1. The person taking a bath should first of all wash both hands up to the wrists, and then wash the private parts. The hands and private parts should be washed irrespective of whether there is any impurity on them or not. Both these have to be washed under all conditions. Thereafter, any impurity found on the rest of the body should be washed. Then make Wudhoo'. If one is sitting on a stool or stone while bathing, then the feet should also be washed when making Wudhoo'. But if one is sitting in a place where the water accumulates and he will have to wash the feet again after completing the Ghusl, then the entire Wudhoo' should be made but the feet should not be washed.

After performing Wudhoo', pour water on the head three times. Thereafter pour water over the right and left shoulders three times each in such a way that water reaches the entire body. Thereafter move from this place and go to a clean spot and wash the feet. If the feet were washed when making Wudhoo' there will be no need to wash them again.

2. Whilst pouring water over the body the first time, rub the body well so that water reaches everywhere properly and no place remains dry.

3. The above method of Ghusl is according to the Sunnah. Some of the items explained above are Fardh (obligatory) without which Ghusl will not be complete and the person will remain impure. Some other items are Sunnah (recommended but not obligatory). Observing them entails reward, and by not carrying them out, Ghusl will still be complete. The Fardh acts are only three:

(a) To gargle the mouth in such a way that water reaches everywhere.
(b) To wash the nose up to the soft bone.
(c) To pour water over the entire body.

4. While bathing, one should not face the Qiblah (direction of the Ka'bah). Too much water should not be used, nor should so little be used that one is unable to wash thoroughly. The bath should be taken at such a place that no one can see the bather. One should not talk while bathing; he should cover himself up first and then wash the feet.

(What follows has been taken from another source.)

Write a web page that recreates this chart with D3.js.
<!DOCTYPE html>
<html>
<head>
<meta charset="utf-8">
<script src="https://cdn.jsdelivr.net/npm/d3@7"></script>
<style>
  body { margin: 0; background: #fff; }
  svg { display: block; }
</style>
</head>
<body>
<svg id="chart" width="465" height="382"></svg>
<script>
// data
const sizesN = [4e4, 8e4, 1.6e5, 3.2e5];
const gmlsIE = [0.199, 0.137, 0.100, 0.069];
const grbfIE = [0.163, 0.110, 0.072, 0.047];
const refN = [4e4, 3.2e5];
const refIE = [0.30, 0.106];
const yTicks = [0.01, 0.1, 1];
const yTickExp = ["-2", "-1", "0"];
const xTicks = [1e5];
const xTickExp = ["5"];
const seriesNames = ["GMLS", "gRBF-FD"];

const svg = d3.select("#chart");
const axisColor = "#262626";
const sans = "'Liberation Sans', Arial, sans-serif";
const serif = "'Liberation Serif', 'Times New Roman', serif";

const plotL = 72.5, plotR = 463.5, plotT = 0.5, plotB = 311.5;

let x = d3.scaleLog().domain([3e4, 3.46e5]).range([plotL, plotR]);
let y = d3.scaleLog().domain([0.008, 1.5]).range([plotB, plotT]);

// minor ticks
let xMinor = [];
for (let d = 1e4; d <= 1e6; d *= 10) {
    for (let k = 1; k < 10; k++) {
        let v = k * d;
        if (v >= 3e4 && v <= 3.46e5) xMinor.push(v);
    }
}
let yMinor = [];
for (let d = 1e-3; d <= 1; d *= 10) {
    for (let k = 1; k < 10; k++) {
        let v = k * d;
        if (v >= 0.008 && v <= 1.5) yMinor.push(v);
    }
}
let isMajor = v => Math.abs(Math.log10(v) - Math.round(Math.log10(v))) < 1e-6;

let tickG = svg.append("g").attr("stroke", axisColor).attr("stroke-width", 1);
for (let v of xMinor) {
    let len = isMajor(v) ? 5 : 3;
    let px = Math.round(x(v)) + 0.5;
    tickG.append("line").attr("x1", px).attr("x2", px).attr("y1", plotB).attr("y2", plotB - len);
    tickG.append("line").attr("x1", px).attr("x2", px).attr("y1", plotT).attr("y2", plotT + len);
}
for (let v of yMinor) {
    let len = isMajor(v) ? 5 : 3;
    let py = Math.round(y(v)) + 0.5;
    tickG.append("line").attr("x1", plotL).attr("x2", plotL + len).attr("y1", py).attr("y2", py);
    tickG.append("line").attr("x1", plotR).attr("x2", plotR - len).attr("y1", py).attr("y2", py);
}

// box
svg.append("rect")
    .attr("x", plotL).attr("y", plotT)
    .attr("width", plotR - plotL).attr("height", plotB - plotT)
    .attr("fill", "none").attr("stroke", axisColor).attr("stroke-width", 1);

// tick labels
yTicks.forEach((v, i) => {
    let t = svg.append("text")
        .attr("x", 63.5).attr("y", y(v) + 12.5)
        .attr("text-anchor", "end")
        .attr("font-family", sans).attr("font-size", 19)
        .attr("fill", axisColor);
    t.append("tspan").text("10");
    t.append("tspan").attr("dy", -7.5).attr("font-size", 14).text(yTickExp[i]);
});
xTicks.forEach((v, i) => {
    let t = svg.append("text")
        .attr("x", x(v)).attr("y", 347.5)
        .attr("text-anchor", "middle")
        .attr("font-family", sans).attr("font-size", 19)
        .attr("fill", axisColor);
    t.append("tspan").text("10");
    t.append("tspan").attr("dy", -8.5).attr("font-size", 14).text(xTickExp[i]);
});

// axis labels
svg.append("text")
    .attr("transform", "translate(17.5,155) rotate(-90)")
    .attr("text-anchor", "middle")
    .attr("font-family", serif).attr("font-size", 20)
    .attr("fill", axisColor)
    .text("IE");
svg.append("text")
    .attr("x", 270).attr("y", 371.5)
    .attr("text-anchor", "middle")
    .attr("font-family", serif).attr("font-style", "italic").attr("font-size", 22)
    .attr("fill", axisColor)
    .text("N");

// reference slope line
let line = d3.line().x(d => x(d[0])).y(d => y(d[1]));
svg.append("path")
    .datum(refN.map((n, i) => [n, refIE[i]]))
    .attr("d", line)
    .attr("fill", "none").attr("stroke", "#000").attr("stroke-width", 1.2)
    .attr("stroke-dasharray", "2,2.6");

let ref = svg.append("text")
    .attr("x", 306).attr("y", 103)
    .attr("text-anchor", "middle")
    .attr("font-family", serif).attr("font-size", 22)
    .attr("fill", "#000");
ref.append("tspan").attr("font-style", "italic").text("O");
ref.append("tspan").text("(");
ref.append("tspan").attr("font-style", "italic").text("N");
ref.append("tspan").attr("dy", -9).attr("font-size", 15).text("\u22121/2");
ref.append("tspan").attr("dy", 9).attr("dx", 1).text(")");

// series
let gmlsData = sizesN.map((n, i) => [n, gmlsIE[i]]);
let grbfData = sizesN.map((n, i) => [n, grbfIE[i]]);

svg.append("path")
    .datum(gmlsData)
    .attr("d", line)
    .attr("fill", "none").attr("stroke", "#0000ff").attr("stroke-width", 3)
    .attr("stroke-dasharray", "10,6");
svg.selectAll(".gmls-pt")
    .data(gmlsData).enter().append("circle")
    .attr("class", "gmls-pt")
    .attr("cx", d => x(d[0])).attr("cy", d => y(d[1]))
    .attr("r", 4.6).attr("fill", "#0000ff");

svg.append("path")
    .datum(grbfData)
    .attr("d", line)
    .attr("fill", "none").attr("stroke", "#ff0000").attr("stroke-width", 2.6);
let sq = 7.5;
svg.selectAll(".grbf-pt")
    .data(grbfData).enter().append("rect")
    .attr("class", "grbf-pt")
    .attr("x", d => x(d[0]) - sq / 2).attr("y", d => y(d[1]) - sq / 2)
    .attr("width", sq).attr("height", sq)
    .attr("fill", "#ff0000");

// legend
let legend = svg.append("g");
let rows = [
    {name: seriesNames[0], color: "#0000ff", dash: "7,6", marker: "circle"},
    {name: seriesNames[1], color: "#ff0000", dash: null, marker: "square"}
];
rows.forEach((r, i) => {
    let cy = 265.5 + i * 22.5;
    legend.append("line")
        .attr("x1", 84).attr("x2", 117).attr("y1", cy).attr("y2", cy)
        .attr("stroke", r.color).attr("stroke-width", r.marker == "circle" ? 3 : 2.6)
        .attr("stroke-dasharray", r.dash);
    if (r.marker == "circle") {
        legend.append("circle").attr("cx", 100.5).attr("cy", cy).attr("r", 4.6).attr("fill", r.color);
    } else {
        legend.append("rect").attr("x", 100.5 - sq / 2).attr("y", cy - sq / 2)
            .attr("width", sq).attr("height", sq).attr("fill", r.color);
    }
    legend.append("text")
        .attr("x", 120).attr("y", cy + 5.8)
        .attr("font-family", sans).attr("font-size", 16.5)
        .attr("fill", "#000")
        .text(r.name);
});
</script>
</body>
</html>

5. If the bathing place is secluded where no one can see, then it is permissible to bathe naked, irrespective of whether one is standing or sitting and irrespective of whether the roof is covered or not. However, it is better to sit and bathe because there is more modesty in this. To expose the body from the navel to the knees before anyone is a sin. Many women bath completely naked in the presence of other women. This is a very evil and shameful act.

6. Even if an area equal to a hair's breadth is left dry, Ghusl will not be complete. In the same way, if one forgets to gargle the mouth or wash the nose, Ghusl will not be complete.

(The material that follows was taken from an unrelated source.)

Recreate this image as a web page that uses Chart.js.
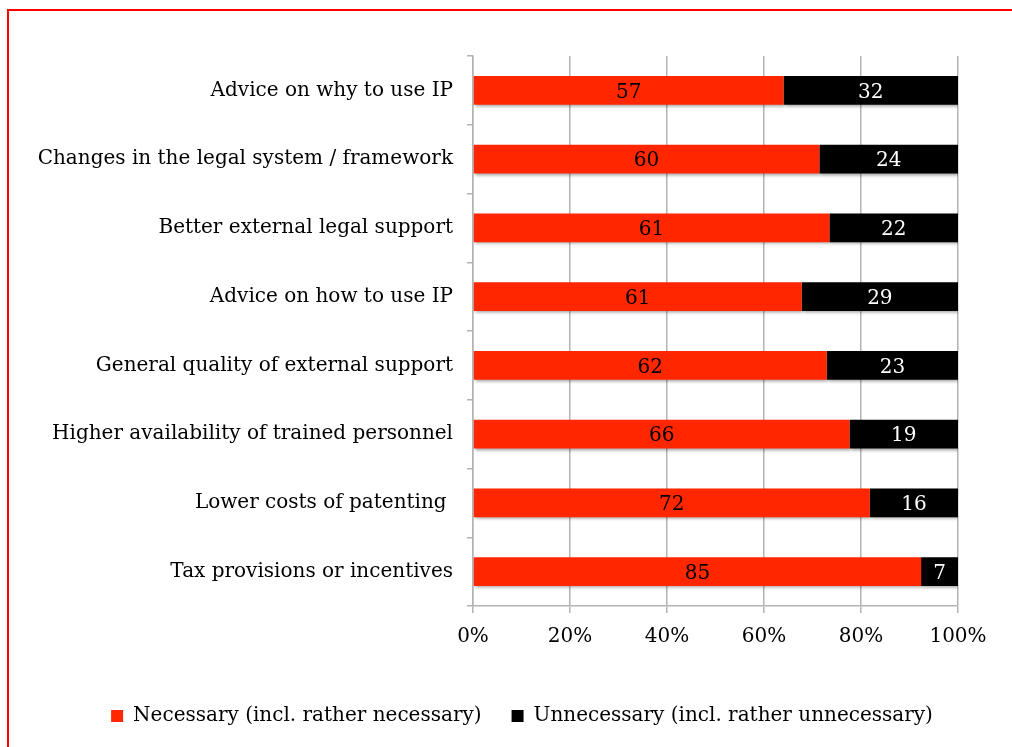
<!DOCTYPE html>
<html>
<head>
<meta charset="utf-8">
<script src="https://cdn.jsdelivr.net/npm/chart.js@4/dist/chart.umd.min.js"></script>
<style>
  html, body { margin: 0; padding: 0; background: #fff; overflow: hidden; }
  #frame { position: absolute; left: 7px; top: 9px; width: 1100px; height: 900px; border: 2px solid #ff0000; }
  #wrap { position: absolute; left: 0; top: 0; width: 1012px; height: 747px; }
</style>
</head>
<body>
<div id="frame"></div>
<div id="wrap"><canvas id="chart"></canvas></div>
<script>
const categories = [
  'Advice on why to use IP',
  'Changes in the legal system / framework',
  'Better external legal support',
  'Advice on how to use IP',
  'General quality of external support',
  'Higher availability of trained personnel',
  'Lower costs of patenting ',
  'Tax provisions or incentives'
];
const necessary = [57, 60, 61, 61, 62, 66, 72, 85];
const unnecessary = [32, 24, 22, 29, 23, 19, 16, 7];
const xTicks = ['0%', '20%', '40%', '60%', '80%', '100%'];

const FONT = 'DejaVu Serif';

// 100% stacked: share of each answer among the two
const pct = (a, b) => a.map((v, i) => v / (v + b[i]) * 100);

const barShadow = {
  id: 'barShadow',
  // legend sits a bit right of the canvas centre in the original
  afterLayout(chart) {
    chart.legend.left += 43;
    chart.legend.right += 43;
  },
  beforeDatasetsDraw(chart) {
    const ctx = chart.ctx;
    ctx.save();
    ctx.shadowColor = 'rgba(0,0,0,0.35)';
    ctx.shadowBlur = 3;
    ctx.shadowOffsetX = 1;
    ctx.shadowOffsetY = 2;
  },
  afterDatasetsDraw(chart) {
    chart.ctx.restore();
  }
};

const valueLabels = {
  id: 'valueLabels',
  afterDatasetsDraw(chart) {
    const ctx = chart.ctx;
    ctx.save();
    ctx.font = '20px "' + FONT + '"';
    ctx.textAlign = 'center';
    ctx.textBaseline = 'middle';
    chart.data.datasets.forEach((ds, di) => {
      const meta = chart.getDatasetMeta(di);
      meta.data.forEach((bar, i) => {
        const p = bar.getCenterPoint();
        ctx.fillStyle = ds.labelColor;
        ctx.fillText(String(ds.raw[i]), p.x, p.y + 2);
      });
    });
    ctx.restore();
  }
};

new Chart(document.getElementById('chart'), {
  type: 'bar',
  data: {
    labels: categories,
    datasets: [
      { label: 'Necessary (incl. rather necessary)', data: pct(necessary, unnecessary), raw: necessary,
        backgroundColor: '#ff2600', labelColor: '#000000' },
      { label: 'Unnecessary (incl. rather unnecessary)', data: pct(unnecessary, necessary), raw: unnecessary,
        backgroundColor: '#000000', labelColor: '#ffffff' }
    ]
  },
  options: {
    indexAxis: 'y',
    responsive: true,
    maintainAspectRatio: false,
    animation: false,
    barPercentage: 0.42,
    categoryPercentage: 1,
    layout: { padding: { left: 0, right: 54, top: 56, bottom: 11 } },
    plugins: {
      tooltip: { enabled: false },
      legend: {
        position: 'bottom',
        labels: {
          boxWidth: 12, boxHeight: 12, padding: 30,
          color: '#000', font: { family: FONT, size: 20 }
        }
      }
    },
    scales: {
      x: {
        stacked: true, min: 0, max: 100,
        ticks: {
          stepSize: 20, padding: 12, color: '#000',
          font: { family: FONT, size: 20 },
          callback: (v, i) => xTicks[i]
        },
        grid: { color: '#b3b3b3', lineWidth: 1.5, tickLength: 7 },
        border: { color: '#b3b3b3', width: 1.5 },
        afterFit: s => { s.height = 70; }
      },
      y: {
        stacked: true,
        ticks: { padding: 14, color: '#000', font: { family: FONT, size: 20 } },
        grid: { drawOnChartArea: false, color: '#b3b3b3', lineWidth: 1.5, tickLength: 6 },
        border: { color: '#b3b3b3', width: 1.5 },
        afterFit: s => { s.width = 473; }
      }
    }
  },
  plugins: [barShadow, valueLabels]
});
</script>
</body>
</html>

7. If a woman pours water on her head three times, that will be sufficient and she does not need to undo the braids. This is based on the Hadeeth (narration) of Umm Salamah, may Allaah be pleased with her. It is narrated that she asked the Prophet, sallallaahu alayhi wa sallam: "I am a woman with braided hair; should I undo it when doing Ghusl for Janaabah?" He, sallallaahu alayhi wa sallam, answeredNo, rather it will be sufficient for you to pour three handfuls of water on your head, then pour water over yourself and you will be purified. [Muslim].Unless the Ghusl is after the menses, then she has to undo the braids and wash her hair thoroughly.